I imagine what it would have been like for James Gough and Frank Johnson to see this. For us, it’s lit perfectly, each crystal shining under the beams of light. It must have been darker for them—much darker. I wonder if they could see the pinpricks of light dancing off the giant stalactite. They turned around at this point, went back to the entrance and covered it up with branches in order to protect the heart until they could come back with lanterns.

“They did come back,” Other Andrew tells us, “with a few others this time. They explored around the heart and found Father Time’s Jewel Box.”

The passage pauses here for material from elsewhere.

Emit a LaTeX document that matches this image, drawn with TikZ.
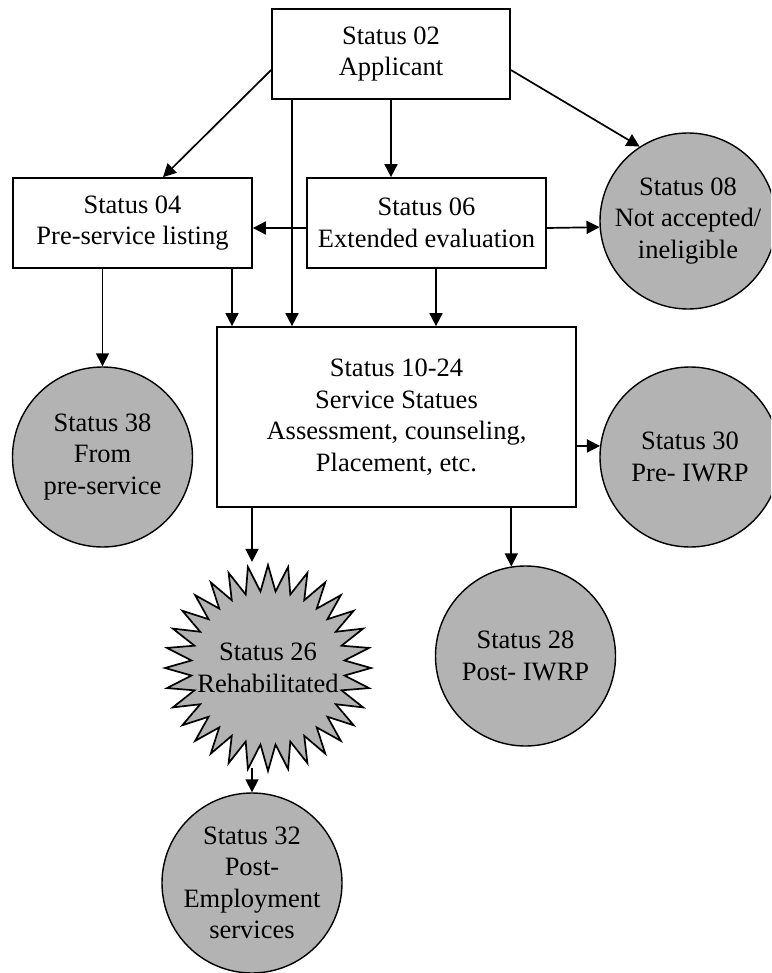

He smiles and leads us down a side path. Stairs run down, carved into the cave floor. They twist in a U-shape down to a dead end. Our small group stops and waits in the silence of a dark room. Other Andrew flips another switch.

The room shines in light glittering off innumerable crystals. They pierce from every wall and hang down from the caramel-colored ceiling. They range in style and colors—colors and beauty I didn’t expect to find buried so deep underground. There are pale orange dots on light canvas walls; shimmering blue crystals contorted like snowflakes reaching down toward us; over a ledge, glittering waves of burning sugar rolling over each other as pillars stick out from the ground.

I reach my hand back and find Jed’s.

“It’s amazing,” he says, giving my hand two gentle squeezes.

“I just can’t believe all of this is down here.”

In the glittering light, Other Andrew tells us all about the different crystals, but I barely listen. The beauty is astounding, and I understand why James and Frank turned around when they found this, why they covered up the hole and didn’t tell anyone where it was. They’d seen the damage to Hansen Cave. They didn’t want something so magnificent and pure destroyed by human hands.

I agree, and yet they chose to come down here—just like I chose to enter. We’re all risking the destruction of the cave so we can have a moment of infinite beauty. Maybe it’s worth it. Would the cave be better off never being seen? Never being damaged?